Same happens with other foundries. Globalfoundries has three 14nm nodes and TSMC has two or three versions of the 16nm node. As mentioned before a single process cannot be optimized for being cheap, dense, efficient and high performance at same time.

The only reason why AMD chose 14LPP for all the chips is because AMD doesn't have enough money to select different process nodes. Going 14LPP only was a money-based decision not because of technical merits. The 14LPP node cannot compete in high performance with 14HP with 16FF+ or with 14P1271. The 14LPP cannot compete with 16FC or 14LPE in mobile. Thus AMD choice is going to hurt them sure, how much remains to see.
 


Actually I think choosing 14 LPP wasn't 'just money'... if that were the case 14 LPE would be cheaper by now given it's older. I think the reality is it's a compromise- it's the middle ground and as such will scale better for a wider range of products than either 14 LPE or 14HP would. Sure 14HP would be better for Zen desktop as it would likely allow a higher clock headroom- but servers usually want lower power consumption and more cores vs high clocks, and lets be honest that's where AMD will make most money.
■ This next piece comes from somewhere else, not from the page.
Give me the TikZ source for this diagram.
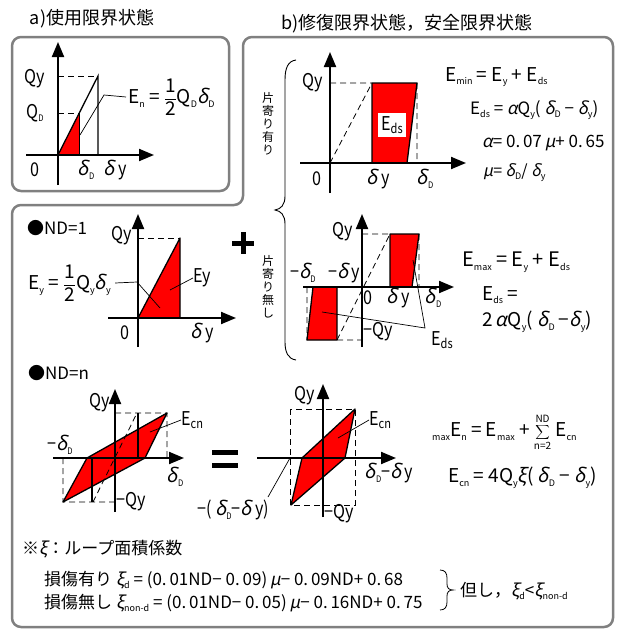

The other thing to consider- there's nothing preventing AMD releasing an updated version of Zen on a different / improved process a year or so on. This should be the first of a series of cores, what is key to my mind is the fundamental design is good, the IPC is there- because those are things that are very hard to add in after the fact (just look at the comparative lack of progression with the Dozer cores, they got better, but even Excavator is still behind Sandy in IPC).

I also still don't think that the LPP process automatically means the clocks are going to be terrible.
 
I didn't say that AMD chose 14LPP over 14LPE due to costs. My point was that "The only reason why AMD chose 14LPP for all the chips is because AMD doesn't have enough money to select different process nodes", with "nodes" in plural. Instead implementing each chip in the more adequate process node (mobile on 14LPE, enthusiast on 14HP) or some other combination, AMD is using a single process node for all the chips. And this is not a decision taken by technical reasons but by economic reasons.

There are different kind of servers. IBM is using 14HP because their servers target very high clocks. But I agree that AMD server CPUs will target lower clocks, probably the 32 core Zen could be clocked around 2GHz.

About LPP clocks, I am hearing from people as Thevenin that:

The 14nm LPP performs best (efficiency wise) up to 2.5GHz, and takes a significantly nose dive at frequencies above 3GHz. [...] Samsung 14nm LPE/P is a truly mobile / embedded / specialized ASIC optimized process.
 
Don't forget that AMD wants Zen to serve desktop and servers, but also mobile and low power. I believe they want to replace Jaguar with Zen. So it must use low power process to achieve those targets. They probably went with 14LPP instead of 14HP or other high-power because of those mobile targets, not because of servers.

I also remember a slide from them showing they expected a growth in every market segment except desktop, which was declining in size year after year. They are targeting efficiency for mobile and servers first, and then desktop with that they can get out of it.
 

Just to point out, you are quoting the same comment from a year ago...which was speculation then...and is speculation now.

As for IBM, as far as I am aware, Power9 top core count part runs at 2.5 GHz like Power8. As Yuka pointed out, they are after efficiency...not clockspeeds.

Additionally...LPP will have much better efficiency than that of 14HP, not to mention, GloFo does not even carry 14HP, either.

 


Yes Zen replaces both Jaguar and Piledriver/Excavator. But my point wasn't that AMD would chose 14HP instead 14LPP. My point was other:

"The only reason why AMD chose 14LPP for all the chips is because AMD doesn't have enough money to select different process nodes", with "nodes" in plural. Instead implementing each chip in the more adequate process node (mobile on 14LPE, enthusiast on 14HP or some other combination), AMD is using a single process node for all the chips. And this is not a decision taken by technical reasons but by economic reasons.